> Written task
Copy exactly the lines that run from the top of the listing to the line containing "from bokeh.resources import INLINE", both ends included, and omit the pictures.

> Source material
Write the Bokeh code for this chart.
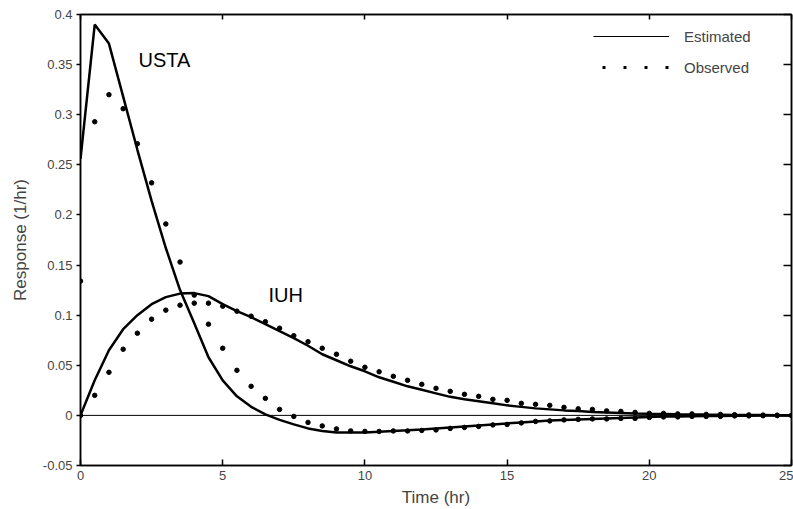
from bokeh.plotting import figure
from bokeh.models import (Range1d, LinearAxis, FixedTicker, Span, Legend,
                          LegendItem, ColumnDataSource)
from bokeh.core.properties import value
from bokeh.embed import file_html
from bokeh.resources import INLINE

# ---------------- data ----------------
time_hr = [0, 0.5, 1, 1.5, 2, 2.5, 3, 3.5, 4, 4.5, 5, 5.5, 6, 6.5, 7, 7.5,
           8, 8.5, 9, 9.5, 10, 10.5, 11, 11.5, 12, 12.5, 13, 13.5, 14, 14.5,
           15, 15.5, 16, 16.5, 17, 17.5, 18, 18.5, 19, 19.5, 20, 20.5, 21,
           21.5, 22, 22.5, 23, 23.5, 24, 24.5, 25]

usta_observed = [0.134, 0.293, 0.320, 0.306, 0.271, 0.232, 0.191, 0.153,
                 0.120, 0.091, 0.067, 0.045, 0.029, 0.017, 0.006, -0.001,
                 -0.007, -0.0105, -0.0135, -0.0155, -0.016, -0.016, -0.0155,
                 -0.0155, -0.015, -0.0145, -0.013, -0.012, -0.011, -0.0095,
                 -0.009, -0.0075, -0.006, -0.0055, -0.0045, -0.004, -0.0035,
                 -0.0035, -0.003, -0.003, -0.002, -0.0015, -0.0015, -0.001,
                 -0.001, -0.001, -0.0005, -0.0005, -0.0003, -0.0002, 0.0]

iuh_observed = [0.0, 0.020, 0.043, 0.066, 0.082, 0.096, 0.105, 0.110, 0.112,
                0.112, 0.109, 0.104, 0.099, 0.0935, 0.087, 0.0795, 0.0735,
                0.067, 0.061, 0.054, 0.048, 0.0435, 0.039, 0.035, 0.031,
                0.027, 0.024, 0.021, 0.019, 0.016, 0.015, 0.012, 0.011, 0.010,
                0.008, 0.0065, 0.006, 0.0045, 0.004, 0.003, 0.002, 0.002,
                0.0015, 0.0015, 0.001, 0.001, 0.0007, 0.0005, 0.0003, 0.0002,
                0.0]

usta_estimated = [0.256, 0.390, 0.371, 0.318, 0.265, 0.214, 0.167, 0.125,
                  0.092, 0.058, 0.035, 0.019, 0.0085, 0.001, -0.0045, -0.009,
                  -0.013, -0.0155, -0.017, -0.017, -0.017, -0.0163, -0.0155,
                  -0.0148, -0.014, -0.013, -0.012, -0.011, -0.010, -0.009,
                  -0.008, -0.007, -0.006, -0.0052, -0.0045, -0.004, -0.0035,
                  -0.003, -0.0025, -0.002, -0.0015, -0.0012, -0.001, -0.0008,
                  -0.0007, -0.0005, -0.0004, -0.0003, -0.0002, -0.0001, 0.0]

iuh_estimated = [0.0, 0.035, 0.065, 0.086, 0.100, 0.111, 0.118, 0.1215,
                 0.122, 0.119, 0.111, 0.104, 0.098, 0.091, 0.084, 0.077,
                 0.0695, 0.061, 0.055, 0.049, 0.044, 0.038, 0.0335, 0.029,
                 0.0255, 0.022, 0.0185, 0.016, 0.014, 0.012, 0.010, 0.0085,
                 0.007, 0.006, 0.005, 0.0043, 0.0035, 0.003, 0.0025, 0.002,
                 0.0017, 0.0015, 0.0012, 0.001, 0.0008, 0.0007, 0.0005,
                 0.0004, 0.0003, 0.0002, 0.0002]

x_ticks = [0, 5, 10, 15, 20, 25]
y_ticks = [-0.05, 0, 0.05, 0.1, 0.15, 0.2, 0.25, 0.3, 0.35, 0.4]
y_tick_labels = ["-0.05", "0", "0.05", "0.1", "0.15", "0.2", "0.25", "0.3",
                 "0.35", "0.4"]

curve_names = ["USTA", "IUH"]
curve_name_x = [2.04, 6.61]
curve_name_y = [0.355, 0.120]

FONT = "Liberation Sans"
NAN = float("nan")

# ---------------- figure ----------------
p = figure(width=793, height=509, x_range=Range1d(0, 25),
           y_range=Range1d(-0.05, 0.4), output_backend="svg",
           toolbar_location=None, min_border_left=80, min_border_right=2,
           min_border_top=14, min_border_bottom=43)
p.grid.visible = False
p.outline_line_color = "black"
p.outline_line_width = 1.5
p.background_fill_color = "white"
p.border_fill_color = "white"

# bottom axis
xa = p.xaxis[0]
xa.ticker = FixedTicker(ticks=x_ticks)
xa.major_tick_in = 6
xa.major_tick_out = 0
xa.minor_tick_in = 0
xa.minor_tick_out = 0
xa.axis_line_width = 1.5
xa.major_tick_line_width = 1.5
xa.major_label_text_font = FONT
xa.major_label_text_font_size = "13px"
xa.major_label_standoff = 5
xa.axis_label = "Time (hr)"
xa.axis_label_text_font = FONT
xa.axis_label_text_font_size = "17px"
xa.axis_label_text_font_style = "normal"
xa.axis_label_standoff = 5

# left axis
ya = p.yaxis[0]
ya.ticker = FixedTicker(ticks=y_ticks)
ya.major_label_overrides = dict(zip(y_ticks, y_tick_labels))
ya.major_tick_in = 0
ya.major_tick_out = 4
ya.minor_tick_in = 0
ya.minor_tick_out = 0
ya.axis_line_width = 1.5
ya.major_tick_line_width = 1.5
ya.major_label_text_font = FONT
ya.major_label_text_font_size = "13px"
ya.major_label_standoff = 4
ya.axis_label = "Response (1/hr)"
ya.axis_label_text_font = FONT
ya.axis_label_text_font_size = "17px"
ya.axis_label_text_font_style = "normal"
ya.axis_label_standoff = 10

# top and right axes: inward ticks, no labels
top = LinearAxis(ticker=FixedTicker(ticks=x_ticks),
                 major_label_overrides={t: "" for t in x_ticks},
                 major_label_standoff=0, major_label_text_font_size="1px",
                 major_tick_in=5, major_tick_out=0, minor_tick_in=0,
                 minor_tick_out=0, axis_line_width=1.5,
                 major_tick_line_width=1.5)
p.add_layout(top, "above")
right = LinearAxis(ticker=FixedTicker(ticks=y_ticks),
                   major_label_overrides={t: "" for t in y_ticks},
                   major_label_standoff=0, major_label_text_font_size="1px",
                   major_tick_in=8, major_tick_out=0, minor_tick_in=0,
                   minor_tick_out=0, axis_line_width=1.5,
                   major_tick_line_width=1.5)
p.add_layout(right, "right")

# zero line
p.add_layout(Span(location=0, dimension="width", line_color="black",
                  line_width=1))

src = ColumnDataSource(dict(t=time_hr, usta_obs=usta_observed,
                            iuh_obs=iuh_observed, usta_est=usta_estimated,
                            iuh_est=iuh_estimated))

p.line("t", "usta_est", source=src, line_color="black", line_width=2.5)
p.line("t", "iuh_est", source=src, line_color="black", line_width=2.5)
p.scatter("t", "usta_obs", source=src, size=4.5, marker="circle",
          fill_color="black", line_color="black")
p.scatter("t", "iuh_obs", source=src, size=4.5, marker="circle",
          fill_color="black", line_color="black")

lbl_src = ColumnDataSource(dict(x=curve_name_x, y=curve_name_y,
                                text=curve_names))
p.text("x", "y", "text", source=lbl_src, text_font=value(FONT),
       text_font_size="20px", text_color="black", text_baseline="alphabetic",
       text_align="left")

# legend (separate thin renderers, no visible data, used only for the key)
leg_est = p.line([NAN], [NAN], line_color="black", line_width=1)
leg_obs = p.line([NAN], [NAN], line_color="black", line_width=3,
                 line_dash="3 18", line_dash_offset=12)
legend = Legend(items=[LegendItem(label="Estimated", renderers=[leg_est]),
                       LegendItem(label="Observed", renderers=[leg_obs])],
                location=(513, 388), margin=0, padding=0, spacing=11,
                glyph_width=76, glyph_height=20, label_height=20,
                label_standoff=15, border_line_color=None,
                background_fill_alpha=0, label_text_font=FONT,
                label_text_font_size="15px")
p.add_layout(legend)

open("out.html", "w").write(file_html(p, INLINE))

> Response below
Write the Bokeh code for this chart.
from bokeh.plotting import figure
from bokeh.models import (Range1d, LinearAxis, FixedTicker, Span, Legend,
                          LegendItem, ColumnDataSource)
from bokeh.core.properties import value
from bokeh.embed import file_html
from bokeh.resources import INLINE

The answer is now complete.